ST. LOUIS (KMOV.com) -- Before Sunday’s finale with the Reds, Yadier Molina received his eighth Gold Glove award, reminding everyone in attendance just how high the standard for catching is set in St. Louis. Minutes later, Eric Fryer was behind the plate, living up to the expectation.
The 30-year-old journeyman backstop, who made the 25-man roster after backup Brayan Pena hurt his knee, got his first start for the Cardinals Sunday and introduced himself to hometown fans with a bang.
“He was the man today,” said starter Michael Wacha, who threw six innings to Fryer in his most productive start of the season. “Great job behind the plate, a great mix to those batters. Then throwing guys out and huge hits for us today.”
Fryer helped Wacha reclaim the lower half of the strike zone after a one-run first inning, and took him through the sixth with no more earned runs and five strikeouts.
“Once his fastball is down, hitters don’t pick up his offspeed stuff as well, especially his changeup,” Fryer said. “So when he was able to control the zone, and the counts a little better with the fastball down, it was a big advantage for us.”
In addition to calling a sharp game and managing the staff, he also filled in for Molina as a running game deterrent. With the game tied at 3-3 in the sixth, Brandon Phillips tested Fryer with a steal attempt. The throw, which was online and in time, was made more difficult by batter Devin Mesoraco standing in his way.
"I think as catchers, we're supposed to kind of go through the hitter a little bit," Fryer said. "I kind of pulled up on it, I didn't have my best grip. I made it tougher on myself, to be honest. I was able to get enough on it and Jedd [Gyorko] made a really nice play hanging in there as long as he could and putting the tag on Phillips."
It erased the runner and established Fryer’s composure and ability. He may be the backup, but he was very much in charge.
If that weren’t enough, he went a perfect 3-for-3 at the plate with a walk, two doubles and two RBIs. The second double came in the bottom of the eighth, when he sent a ball to the wall in center field, scoring fellow surprise star Aledmys Diaz from first.
“I knew Ohlendorf likes to come at guys with his fastball, especially away. I was looking out over the plate, and he ran one over the middle probably more than he wanted to,” Fryer said.
It gave the the Cardinals a 4-3 lead, and made Fryer 6-for-6 this season at the plate.
“We finally got a good catcher that can hit,” joked Trevor Rosenthal, who closed out the ninth in just 12 pitches. “It’s exciting all these guys are doing such a great job. Different guys are stepping in and making this exciting for us, hopefully we continue to roll.”

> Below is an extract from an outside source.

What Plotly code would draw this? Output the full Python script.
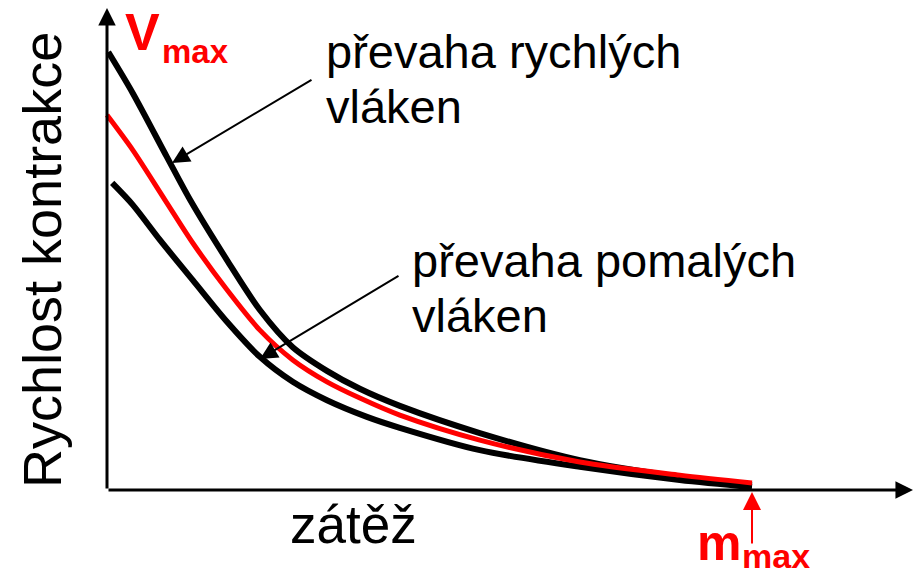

“These guys” are a trio of improbable heroes that have won several games for the Cardinals to open the season, despite none of them being expected to make the 25-man roster out of spring. Fryer, Diaz and Jeremy Hazelbaker all found their way to the big club in the wake of injuries, and their incredible run of heroics has thrilled veteran teammates.
They are making it exciting for Cardinal fans, too. After watching four players hit the disabled list before the first series was even in the books (not to mention Lance Lynn in the offseason), Cardinal Nation was justifiably fretful. 12 games in, they feel invincible. It’s a confidence that’s infectious, that radiates out from the batter’s box each time a new name steps into the spotlight for St. Louis. Thus far no situation has been too big to intimidate the newcomers, and they’re enjoying the ride as much as anyone else.
“It’s been pretty special for all of us. It’s tough to get here, tougher to stay. To be able to contribute to a team that has a winning tradition feels really good,” Fryer said. “Up here you’re playing for keeps.”